Instruction:
Reproduce, exactly and in full, the lines from the one with "Rebuild this diagram" through the one with "(systemT) at (710,14)" in the data below; drop pictures.

Information given:
========

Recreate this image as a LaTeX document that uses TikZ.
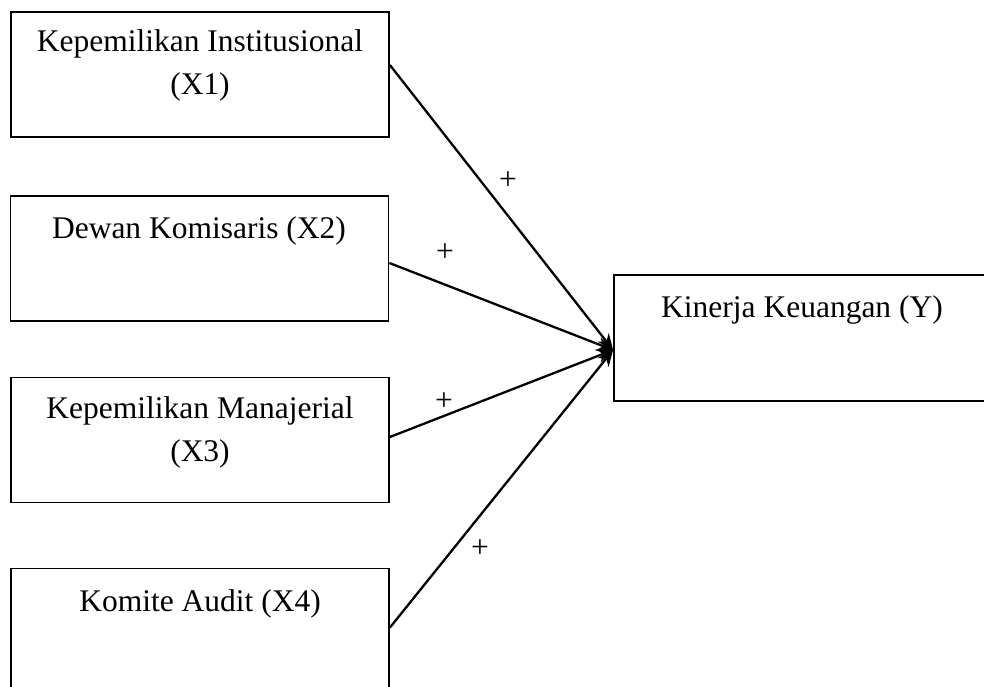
\documentclass[tikz,border=0pt]{standalone}
\usepackage{fontspec}
\setmainfont{Liberation Serif}
\usetikzlibrary{arrows.meta}
\tikzset{
  varbox/.style={draw, line width=1.8pt, inner sep=0pt, minimum width=378pt, minimum height=125pt},
  txt/.style={font=\fontsize{31.5pt}{42pt}\selectfont, inner sep=0pt, anchor=base},
  sign/.style={font=\fontsize{31.5pt}{36pt}\selectfont, inner sep=0pt},
  link/.style={line width=2.3pt, -{Stealth[length=16pt,width=14pt]}}
}
\begin{document}
\begin{tikzpicture}[x=1pt,y=-1pt]
\useasboundingbox (0,0) rectangle (984,687);
\clip (0,0) rectangle (984,687);
% boxes
\node[varbox] (x1) at (200,74.5) {};
\node[varbox] (x2) at (199.5,258.5) {};
\node[varbox] (x3) at (200,440) {};
\node[varbox] (x4) at (200,631) {};
\node[varbox, minimum width=376pt, minimum height=126pt] (y) at (802,338) {};
% texts
\node[txt] (x1a) at (200,52) {Kepemilikan Institusional};
\node[txt] (x1b) at (200,95) {(X1)};
\node[txt] (x2a) at (199,238) {Dewan Komisaris (X2)};
\node[txt] (x3a) at (200,418) {Kepemilikan Manajerial};
\node[txt] (x3b) at (200,461) {(X3)};
\node[txt] (x4a) at (200,611) {Komite Audit (X4)};
\node[txt] (ya) at (802,317) {Kinerja Keuangan (Y)};
% target point
\coordinate (t) at ([yshift=-12pt]y.west);
% connectors
\draw[link] ([yshift=9.5pt]x1.east) -- (t);
\draw[link] ([yshift=-4.5pt]x2.east) -- (t);
\draw[link] ([yshift=3pt]x3.east) -- (t);
\draw[link] ([yshift=-60pt]x4.north east) -- (t);
% signs
\node[sign] (s1) at (508,181) {+};
\node[sign] (s2) at (445,253) {+};
\node[sign] (s3) at (444,402) {+};
\node[sign] (s4) at (480,549) {+};
\end{tikzpicture}
\end{document}
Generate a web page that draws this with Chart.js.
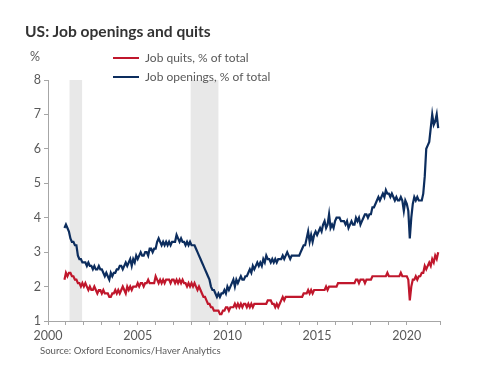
<!DOCTYPE html>
<html>
<head>
<meta charset="utf-8">
<script src="https://cdn.jsdelivr.net/npm/chart.js@4.4.1/dist/chart.umd.min.js"></script>
<style>
  html, body { margin: 0; padding: 0; background: #fff; }
  body { width: 478px; height: 384px; position: relative; overflow: hidden; font-family: Lato, sans-serif; }
  #chart-wrap { position: absolute; left: 0; top: 0; width: 478px; height: 384px; }
  .txt { position: absolute; white-space: nowrap; color: #595959; }
  #title { left: 25px; top: 22px; font-size: 15.6px; font-weight: 700; color: #333; }
  #pct { left: 30px; top: 49px; font-size: 12.5px; }
  .leg { left: 113px; font-size: 12px; }
  .leg span { display: inline-block; width: 26px; height: 2px; vertical-align: middle; margin-right: 6px; position: relative; top: -1px; }
  #source { left: 40px; top: 345px; font-size: 9.6px; }
</style>
</head>
<body>
<div id="chart-wrap"><canvas id="jobsChart" width="478" height="384"></canvas></div>
<div class="txt" id="title">US: Job openings and quits</div>
<div class="txt" id="pct">%</div>
<div class="txt leg" style="top:50px"><span style="background:#c0172c"></span>Job quits, % of total</div>
<div class="txt leg" style="top:69px"><span style="background:#0c2d5e"></span>Job openings, % of total</div>
<div class="txt" id="source">Source: Oxford Economics/Haver Analytics</div>

<script>
// monthly rates, Dec 2000 .. Oct 2021
const START_YEAR = 2000;
const START_MONTH = 11; // December (0-based)

const openings = [
    3.7,
    3.8, 3.7, 3.6, 3.4, 3.3, 3.3, 3.2, 3.2, 2.9, 2.8, 2.8, 2.7, // 2001
    2.7, 2.7, 2.6, 2.7, 2.6, 2.6, 2.5, 2.6, 2.5, 2.5, 2.6, 2.5, // 2002
    2.5, 2.4, 2.3, 2.4, 2.3, 2.2, 2.4, 2.3, 2.4, 2.4, 2.5, 2.5, // 2003
    2.6, 2.6, 2.5, 2.6, 2.7, 2.6, 2.7, 2.8, 2.6, 2.8, 2.7, 2.9, // 2004
    2.8, 2.9, 3.0, 2.9, 2.9, 3.0, 3.0, 2.9, 3.1, 3.1, 3.0, 3.1, // 2005
    3.1, 3.3, 3.4, 3.3, 3.2, 3.3, 3.2, 3.3, 3.2, 3.3, 3.2, 3.3, // 2006
    3.3, 3.3, 3.5, 3.4, 3.3, 3.4, 3.3, 3.3, 3.2, 3.3, 3.2, 3.3, // 2007
    3.2, 3.2, 3.2, 3.1, 3.0, 2.9, 2.8, 2.7, 2.6, 2.5, 2.4, 2.3, // 2008
    2.2, 2.0, 1.9, 1.9, 1.8, 1.7, 1.8, 1.7, 1.8, 1.8, 1.9, 1.8, // 2009
    2.0, 1.9, 2.0, 2.1, 2.2, 2.0, 2.2, 2.1, 2.2, 2.3, 2.2, 2.2, // 2010
    2.3, 2.3, 2.4, 2.5, 2.4, 2.6, 2.5, 2.6, 2.7, 2.6, 2.7, 2.6, // 2011
    2.8, 2.7, 2.9, 2.8, 2.8, 2.7, 2.8, 2.7, 2.8, 2.7, 2.8, 2.8, // 2012
    2.8, 2.9, 2.8, 2.9, 3.0, 2.9, 2.8, 2.9, 2.9, 2.9, 2.9, 2.9, // 2013
    2.9, 3.0, 3.1, 3.2, 3.2, 3.4, 3.6, 3.3, 3.5, 3.3, 3.5, 3.6, // 2014
    3.5, 3.6, 3.7, 3.6, 3.8, 3.9, 3.7, 3.8, 4.1, 3.7, 3.8, 3.7, // 2015
    3.9, 4.0, 4.0, 4.0, 3.9, 3.9, 3.9, 3.8, 3.9, 3.7, 3.8, 3.9, // 2016
    3.8, 3.8, 4.0, 3.9, 4.0, 3.8, 3.9, 4.0, 4.1, 4.1, 4.0, 4.1, // 2017
    4.1, 4.3, 4.3, 4.4, 4.5, 4.6, 4.5, 4.6, 4.7, 4.6, 4.8, 4.7, // 2018
    4.7, 4.6, 4.7, 4.6, 4.5, 4.6, 4.5, 4.5, 4.6, 4.5, 4.2, 4.5, // 2019
    4.4, 4.2, 3.4, 4.0, 4.4, 4.6, 4.5, 4.6, 4.5, 4.5, 4.5, 4.7, // 2020
    5.2, 6.0, 6.1, 6.2, 6.6, 7.0, 6.7, 6.8, 7.0, 6.6            // 2021
];

const quits = [
    2.2,
    2.4, 2.3, 2.4, 2.4, 2.3, 2.3, 2.2, 2.2, 2.1, 2.1, 2.0, 2.1, // 2001
    2.0, 2.1, 2.0, 1.9, 2.0, 1.9, 1.9, 2.0, 1.9, 1.8, 1.9, 1.9, // 2002
    1.8, 1.9, 1.8, 1.8, 1.8, 1.7, 1.7, 1.8, 1.8, 1.9, 1.8, 1.9, // 2003
    1.8, 1.9, 2.0, 1.9, 1.8, 2.0, 1.9, 2.0, 1.9, 2.0, 2.0, 2.0, // 2004
    2.1, 2.0, 2.1, 2.1, 2.0, 2.1, 2.1, 2.2, 2.1, 2.1, 2.1, 2.1, // 2005
    2.3, 2.2, 2.1, 2.2, 2.1, 2.2, 2.1, 2.2, 2.2, 2.2, 2.1, 2.2, // 2006
    2.2, 2.1, 2.2, 2.1, 2.2, 2.1, 2.2, 2.1, 2.1, 2.0, 2.1, 2.0, // 2007
    2.1, 2.0, 2.1, 2.0, 1.9, 2.0, 1.9, 1.8, 1.7, 1.7, 1.6, 1.5, // 2008
    1.5, 1.4, 1.4, 1.3, 1.3, 1.3, 1.3, 1.2, 1.2, 1.3, 1.3, 1.4, // 2009
    1.4, 1.3, 1.4, 1.4, 1.4, 1.5, 1.4, 1.5, 1.4, 1.5, 1.4, 1.5, // 2010
    1.5, 1.4, 1.5, 1.4, 1.5, 1.4, 1.5, 1.5, 1.5, 1.5, 1.5, 1.5, // 2011
    1.5, 1.5, 1.5, 1.6, 1.6, 1.6, 1.5, 1.5, 1.4, 1.5, 1.4, 1.5, // 2012
    1.6, 1.7, 1.6, 1.7, 1.7, 1.7, 1.7, 1.7, 1.7, 1.7, 1.7, 1.7, // 2013
    1.7, 1.7, 1.7, 1.8, 1.8, 1.8, 1.9, 1.8, 1.9, 1.8, 1.9, 1.9, // 2014
    1.9, 1.9, 1.9, 1.9, 1.9, 1.9, 2.0, 1.9, 2.0, 2.0, 2.0, 2.0, // 2015
    2.0, 2.0, 2.1, 2.1, 2.1, 2.1, 2.1, 2.1, 2.1, 2.1, 2.1, 2.1, // 2016
    2.1, 2.1, 2.2, 2.2, 2.1, 2.2, 2.2, 2.2, 2.1, 2.2, 2.2, 2.2, // 2017
    2.2, 2.3, 2.3, 2.3, 2.3, 2.3, 2.3, 2.3, 2.3, 2.3, 2.3, 2.4, // 2018
    2.3, 2.3, 2.3, 2.3, 2.3, 2.3, 2.3, 2.3, 2.4, 2.3, 2.3, 2.3, // 2019
    2.3, 2.2, 1.6, 2.0, 2.2, 2.2, 2.3, 2.2, 2.3, 2.3, 2.4, 2.4, // 2020
    2.6, 2.5, 2.6, 2.7, 2.6, 2.8, 2.7, 2.9, 2.8, 3.0            // 2021
];

// recession periods (shaded), in fractional years
const recessions = [[2001.2, 2001.9], [2007.95, 2009.5]];

const yTicks = [1, 2, 3, 4, 5, 6, 7, 8];

function toPoints(values) {
    return values.map((v, i) => ({ x: START_YEAR + (START_MONTH + i) / 12, y: v }));
}

// draws grey recession bands behind the lines
const recessionBands = {
    id: "recessionBands",
    beforeDatasetsDraw(chart) {
        const { ctx, chartArea, scales } = chart;
        ctx.save();
        ctx.fillStyle = "#e8e8e8";
        recessions.forEach(([a, b]) => {
            const x1 = scales.x.getPixelForValue(a);
            const x2 = scales.x.getPixelForValue(b);
            ctx.fillRect(x1, chartArea.top, x2 - x1, chartArea.bottom - chartArea.top);
        });
        ctx.restore();
    }
};

const axisColor = "#a6a6a6";
const labelFont = { family: "Lato", size: 12.5 };

new Chart(document.getElementById("jobsChart"), {
    type: "line",
    data: {
        datasets: [
            {
                label: "Job quits, % of total",
                data: toPoints(quits),
                borderColor: "#c0172c",
                borderWidth: 2.2,
                pointRadius: 0,
                tension: 0
            },
            {
                label: "Job openings, % of total",
                data: toPoints(openings),
                borderColor: "#0c2d5e",
                borderWidth: 2.2,
                pointRadius: 0,
                tension: 0
            }
        ]
    },
    options: {
        responsive: false,
        animation: false,
        layout: { padding: { top: 80, right: 38, left: 0, bottom: 0 } },
        plugins: {
            legend: { display: false },
            tooltip: { enabled: false }
        },
        scales: {
            x: {
                type: "linear",
                min: 2000,
                max: 2021.85,
                afterFit: scale => { scale.height = 63; },
                border: { display: true, color: axisColor, width: 1 },
                grid: { display: true, drawOnChartArea: false, drawTicks: true, tickLength: 4, color: axisColor },
                ticks: {
                    stepSize: 1,
                    autoSkip: false,
                    maxRotation: 0,
                    padding: 3,
                    color: "#595959",
                    font: labelFont,
                    callback: v => (Math.round(v) % 5 === 0 ? String(Math.round(v)) : "")
                }
            },
            y: {
                min: 1,
                max: 8,
                afterFit: scale => { scale.width = 48; },
                afterBuildTicks: scale => { scale.ticks = yTicks.map(v => ({ value: v })); },
                border: { display: true, color: axisColor, width: 1 },
                grid: { display: true, drawOnChartArea: false, drawTicks: true, tickLength: 4, color: axisColor },
                ticks: {
                    padding: 3,
                    color: "#595959",
                    font: labelFont
                }
            }
        }
    },
    plugins: [recessionBands]
});
</script>
</body>
</html>
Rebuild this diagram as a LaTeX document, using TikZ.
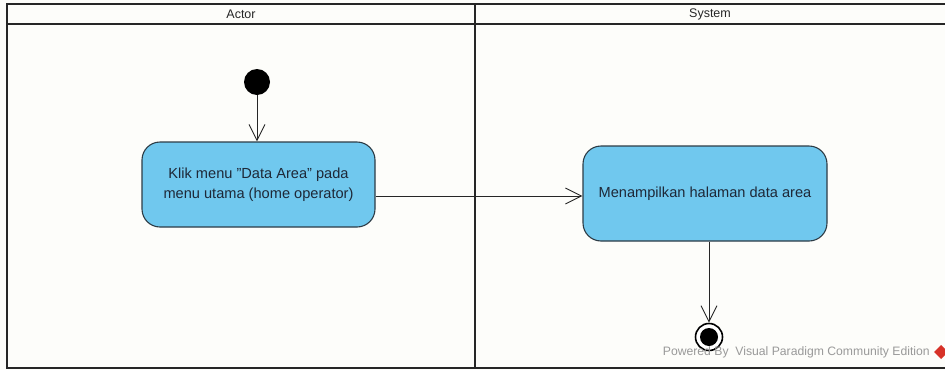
\documentclass[tikz,border=0pt]{standalone}
\usepackage{fontspec}
\setmainfont{Liberation Sans}
\usetikzlibrary{arrows.meta}
\definecolor{actfill}{RGB}{112,200,238}
\definecolor{actdraw}{RGB}{45,60,70}
\definecolor{acttext}{RGB}{30,40,55}
\definecolor{paper}{RGB}{253,253,250}
\definecolor{vplogo}{RGB}{215,50,40}
\begin{document}
\begin{tikzpicture}[x=1pt,y=-1pt,
  lane/.style={line width=2.2pt, draw=black!85},
  action/.style={draw=actdraw, line width=1.1pt, fill=actfill, rounded corners=18pt,
    align=center, font=\fontsize{14.6}{20}\selectfont, text=acttext, inner sep=0pt},
  flow/.style={draw=black!85, line width=0.9pt,
    -{Straight Barb[length=16pt,width=16pt,line width=0.9pt]}},
  lanetitle/.style={font=\fontsize{12.5}{14}\selectfont, text=black!85},
  startnode/.style={circle, fill=black, minimum size=26pt, inner sep=0pt},
  endnode/.style={circle, draw=black, line width=1.6pt, fill=white, minimum size=27pt, inner sep=0pt}
]
\useasboundingbox[fill=paper] (0,0) rectangle (945,370);

% swimlane frame
\draw[lane] (945,4) -- (7,4) -- (7,368) -- (945,368);
\draw[lane] (7,24) -- (945,24);
\draw[lane] (475,4) -- (475,368);
\node[lanetitle] (actorT) at (241,14) {Actor};
\node[lanetitle] (systemT) at (710,14) {System};

% activity nodes
\node[startnode] (init) at (257,82) {};
\node[action, minimum width=233pt, minimum height=85pt] (a1) at (258.5,184.5)
  {Klik menu "Data Area" pada\\menu utama (home operator)};
\node[action, minimum width=244pt, minimum height=95pt] (a2) at (705,193.5)
  {Menampilkan halaman data area};
\node[endnode] (fin) at (709,337) {};
\fill[black] (fin.center) circle (9pt);

% control flows
\draw[flow] (init) -- (init |- a1.north);
\draw[flow] (a1.east |- 0,196) -- (a2.west |- 0,196);
\draw[flow] (a2.south -| fin) -- (fin.north);

% tool credit
\node[anchor=east, text=black!40, font=\fontsize{12.2}{14}\selectfont, inner sep=0pt]
  (credit) at (930,352) {Powered By\ \ Visual Paradigm Community Edition};
\fill[vplogo] (941,345) -- (948,352) -- (941,359) -- (934,352) -- cycle;
\end{tikzpicture}
\end{document}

========

Full output:
Rebuild this diagram as a LaTeX document, using TikZ.
\documentclass[tikz,border=0pt]{standalone}
\usepackage{fontspec}
\setmainfont{Liberation Sans}
\usetikzlibrary{arrows.meta}
\definecolor{actfill}{RGB}{112,200,238}
\definecolor{actdraw}{RGB}{45,60,70}
\definecolor{acttext}{RGB}{30,40,55}
\definecolor{paper}{RGB}{253,253,250}
\definecolor{vplogo}{RGB}{215,50,40}
\begin{document}
\begin{tikzpicture}[x=1pt,y=-1pt,
  lane/.style={line width=2.2pt, draw=black!85},
  action/.style={draw=actdraw, line width=1.1pt, fill=actfill, rounded corners=18pt,
    align=center, font=\fontsize{14.6}{20}\selectfont, text=acttext, inner sep=0pt},
  flow/.style={draw=black!85, line width=0.9pt,
    -{Straight Barb[length=16pt,width=16pt,line width=0.9pt]}},
  lanetitle/.style={font=\fontsize{12.5}{14}\selectfont, text=black!85},
  startnode/.style={circle, fill=black, minimum size=26pt, inner sep=0pt},
  endnode/.style={circle, draw=black, line width=1.6pt, fill=white, minimum size=27pt, inner sep=0pt}
]
\useasboundingbox[fill=paper] (0,0) rectangle (945,370);

% swimlane frame
\draw[lane] (945,4) -- (7,4) -- (7,368) -- (945,368);
\draw[lane] (7,24) -- (945,24);
\draw[lane] (475,4) -- (475,368);
\node[lanetitle] (actorT) at (241,14) {Actor};
\node[lanetitle] (systemT) at (710,14) {System};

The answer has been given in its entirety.